Officers pulled Weaver’s car over for failing to turn on his indicator lights 100 feet before making a turn. Several groups submitted amicus briefs opposing the government position, including the NAACP Legal Defense and Educational Fund and the Center for Constitutional Rights, according to a preview of the case by Reuters.

Before the stop, officers had observed Weaver walking along a street, looking at their unmarked police car, tugging up his pants and getting into a sedan. The officers later stopped the vehicle in which Weaver was riding in an area known for gun violence. One officer saw Weaver push down his pelvic area and squirm during the top.

Weaver was ordered to get out of the vehicle and to stand with his hands on the trunk and his feet spread apart.
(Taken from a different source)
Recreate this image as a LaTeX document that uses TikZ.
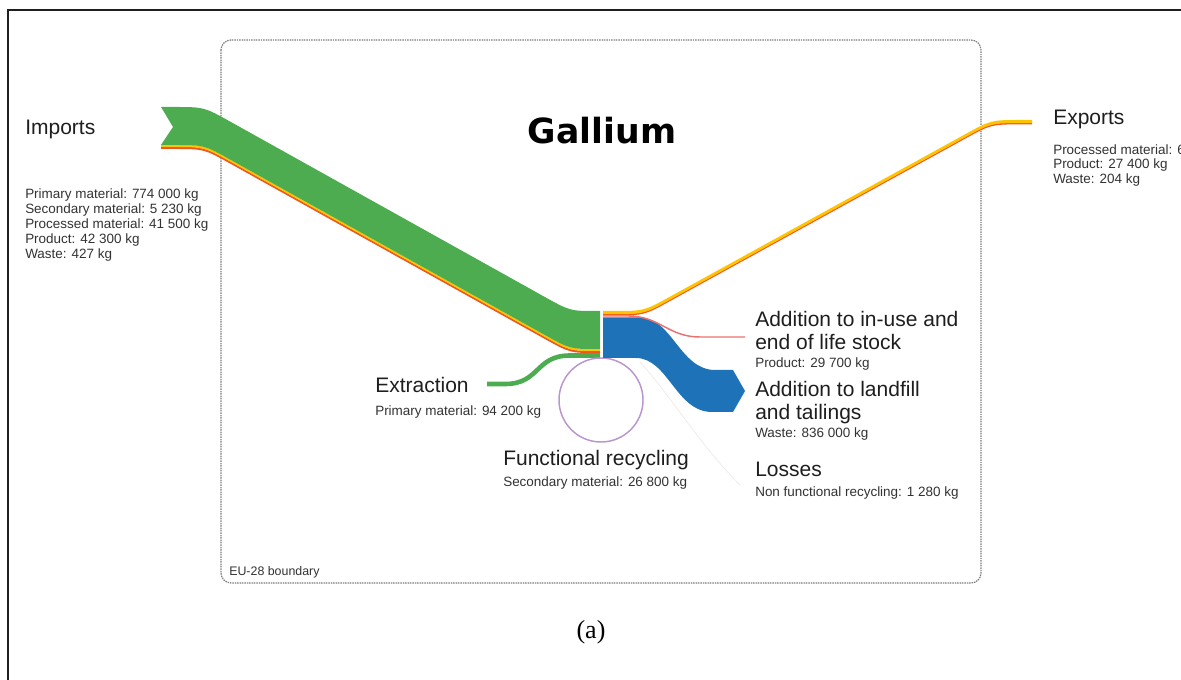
\documentclass[tikz,border=0pt]{standalone}
\usepackage{fontspec}
\setmainfont{Liberation Sans}
\newfontfamily\galfont{DejaVu Sans}
\newfontfamily\capfont{Liberation Serif}
\definecolor{sgreen}{RGB}{77,172,80}
\definecolor{sblue}{RGB}{30,114,184}
\definecolor{syellow}{RGB}{255,196,0}
\definecolor{sorange}{RGB}{238,88,32}
\definecolor{spink}{RGB}{236,112,112}
\definecolor{spurple}{RGB}{185,150,205}
\definecolor{sgray}{RGB}{125,125,125}
\definecolor{stext}{RGB}{30,30,30}
\definecolor{sdetail}{RGB}{50,50,50}
\definecolor{sloss}{RGB}{242,234,234}
\tikzset{
  head/.style={anchor=base west, inner sep=0pt, text=stext, font=\fontsize{15.75}{18}\selectfont},
  detail/.style={anchor=base west, inner sep=0pt, text=sdetail, font=\fontsize{10.1}{12}\selectfont},
  boundary/.style={draw=sgray, line width=0.9pt, dash pattern=on 1.1pt off 0.7pt, rounded corners=7.5pt},
  frameline/.style={draw=black!88, line width=1.7pt},
}
% import bundle layer: colour, top offset, bottom offset
\newcommand\implayer[3]{%
  \fill[#1] (161,{107+#2}) -- (174,{107+#2}) .. controls (204,{107+#2}) .. (230.2,{121.6+#2})
    -- (543.8,{296.4+#2}) .. controls (570,{311+#2}) .. (596,{311+#2}) -- (600,{311+#2})
    -- (600,{311+#3}) -- (596,{311+#3}) .. controls (570,{311+#3}) .. (543.8,{296.4+#3})
    -- (230.2,{121.6+#3}) .. controls (204,{107+#3}) .. (174,{107+#3}) -- (161,{107+#3})}
% export bundle layer
\newcommand\explayer[3]{%
  \fill[#1] (603,{311+#2}) -- (614,{311+#2}) .. controls (644,{311+#2}) .. (670.3,{296.5+#2})
    -- (964.7,{134.5+#2}) .. controls (991,{120+#2}) .. (1021,{120+#2}) -- (1032,{120+#2})
    -- (1032,{120+#3}) -- (1021,{120+#3}) .. controls (991,{120+#3}) .. (964.7,{134.5+#3})
    -- (670.3,{296.5+#3}) .. controls (644,{311+#3}) .. (614,{311+#3}) -- (603,{311+#3}) -- cycle;}
\begin{document}
\begin{tikzpicture}[x=0.75pt,y=-0.75pt]
\useasboundingbox (0,0) rectangle (1181,680);
% outer frame
\draw[frameline] (1181,10) -- (7.8,10) -- (7.8,680);
% EU boundary
\draw[boundary] (221,40) rectangle (981,583);
\node[anchor=base west, inner sep=0pt, text=sdetail, font=\fontsize{9.3}{11}\selectfont] (eu) at (229,575) {EU-28 boundary};
% title
\node[inner sep=0pt, text=black, font=\galfont\bfseries\fontsize{26}{30}\selectfont] (title) at (602,131) {Gallium};
% import bundle
\implayer{sorange}{39.8}{42} -- cycle;
\implayer{syellow}{37.8}{40} -- cycle;
\implayer{sgreen}{0}{38} -- (173,127) -- cycle;
% extraction
\coordinate (extstart) at (487,384);
\coordinate (junctionL) at (600,355.5);
\draw[sgreen, line width=3.45pt] (extstart) -- (505,384) .. controls (540,384) and (535,355.5) .. (570,355.5) -- (junctionL);
% functional recycling loop
\draw[spurple, line width=1.1pt] (601,400) circle[radius=42];
% losses (faint)
\coordinate (lossend) at (740,485);
\draw[sloss, line width=0.6pt] (640,362) .. controls (670,395) and (700,445) .. (lossend);
% landfill (blue)
\fill[sblue] (603,317.5) -- (640,317.5) .. controls (672,317.5) and (680,370) .. (715,370) -- (733,370)
  -- (745,391) -- (733,412) -- (712,412) .. controls (676,412) and (668,358) .. (636,358) -- (603,358) -- cycle;
% addition to in-use stock (product)
\coordinate (usestart) at (603,316);
\coordinate (useend) at (745,337);
\draw[spink, line width=1.1pt] (usestart) -- (628,316) .. controls (660,316) and (668,337) .. (700,337) -- (useend);
% exports
\explayer{sorange}{2.8}{4.4}
\explayer{syellow}{0}{3.1}
% labels
\node[head] (imp) at (25,135) {Imports};
\node[detail] (imp1) at (25,199) {Primary material: 774 000 kg};
\node[detail] (imp2) at (25,214) {Secondary material: 5 230 kg};
\node[detail] (imp3) at (25,229) {Processed material: 41 500 kg};
\node[detail] (imp4) at (25,244) {Product: 42 300 kg};
\node[detail] (imp5) at (25,259) {Waste: 427 kg};
\node[head] (exp) at (1053,125) {Exports};
\node[detail] (exp1) at (1053,155) {Processed material: 6};
\node[detail] (exp2) at (1053,169) {Product: 27 400 kg};
\node[detail] (exp3) at (1053,184) {Waste: 204 kg};
\node[head] (ext) at (375,393) {Extraction};
\node[detail] (ext1) at (375,416) {Primary material: 94 200 kg};
\node[head] (rec) at (503,465) {Functional recycling};
\node[detail] (rec1) at (503,487) {Secondary material: 26 800 kg};
\node[head] (use) at (755,327) {Addition to in-use and};
\node[head] (use2) at (755,350) {end of life stock};
\node[detail] (use3) at (755,368) {Product: 29 700 kg};
\node[head] (land) at (755,397) {Addition to landfill};
\node[head] (land2) at (755,420) {and tailings};
\node[detail] (land3) at (755,438) {Waste: 836 000 kg};
\node[head] (loss) at (755,477) {Losses};
\node[detail] (loss1) at (755,497) {Non functional recycling: 1 280 kg};
% caption
\node[inner sep=0pt, font=\capfont\fontsize{19.5}{22}\selectfont] (cap) at (591,632) {(a)};
\end{tikzpicture}
\end{document}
Weaver pressed his pelvis against the vehicle and protested that the ground was slippery when told to step back from the car.

“Our ordinary observer might then stop and wonder: wait, is that all it takes?” wrote dissenter Guido Calabresi, in an opinion joined by the two other dissenters. “A look and a tug, a delayed turn signal, and adjusting yourself in your seat, and now you are asked to step out and spread eagle across the trunk of a car? The ordinary observer might then ask: Could this happen to me?

“Because this is a discomforting thought, I think many people would go on to find ways to distinguish themselves from Weaver. Unlike Weaver, many are fortunate not to live in so-called ‘high-crime areas.’ And many might comfort themselves with the thought that they have nothing to fear from the police. The police don’t look for people like us! Some observers might even tell themselves that the color of their skin would preclude police officers from forming such a suspicion about them in the first place.

Calabresi said the case “reflects the deeply troubling state of our Fourth Amendment law.”